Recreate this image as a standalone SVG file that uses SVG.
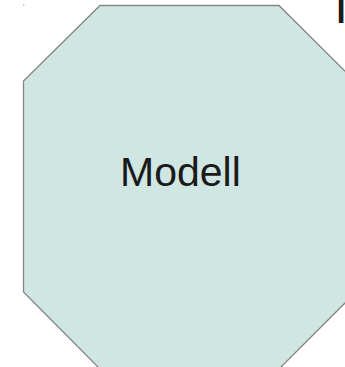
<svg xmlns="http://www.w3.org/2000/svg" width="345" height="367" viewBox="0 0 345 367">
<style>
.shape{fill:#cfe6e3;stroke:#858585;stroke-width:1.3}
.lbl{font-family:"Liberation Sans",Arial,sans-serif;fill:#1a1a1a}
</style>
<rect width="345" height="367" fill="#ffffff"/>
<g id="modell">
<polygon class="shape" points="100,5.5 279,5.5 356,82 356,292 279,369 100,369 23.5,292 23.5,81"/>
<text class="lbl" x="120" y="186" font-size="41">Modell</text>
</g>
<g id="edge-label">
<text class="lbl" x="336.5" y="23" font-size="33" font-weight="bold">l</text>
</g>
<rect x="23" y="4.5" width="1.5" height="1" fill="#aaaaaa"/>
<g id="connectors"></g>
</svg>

----

WHAT YOU HAVE TO DO: Pictures are excluded; copy all other data exactly as shown.

OUTPUT OF THE EXERCISE:
Recreate this image as a standalone SVG file that uses SVG.
<svg xmlns="http://www.w3.org/2000/svg" width="345" height="367" viewBox="0 0 345 367">
<style>
.shape{fill:#cfe6e3;stroke:#858585;stroke-width:1.3}
.lbl{font-family:"Liberation Sans",Arial,sans-serif;fill:#1a1a1a}
</style>
<rect width="345" height="367" fill="#ffffff"/>
<g id="modell">
<polygon class="shape" points="100,5.5 279,5.5 356,82 356,292 279,369 100,369 23.5,292 23.5,81"/>
<text class="lbl" x="120" y="186" font-size="41">Modell</text>
</g>
<g id="edge-label">
<text class="lbl" x="336.5" y="23" font-size="33" font-weight="bold">l</text>
</g>
<rect x="23" y="4.5" width="1.5" height="1" fill="#aaaaaa"/>
<g id="connectors"></g>
</svg>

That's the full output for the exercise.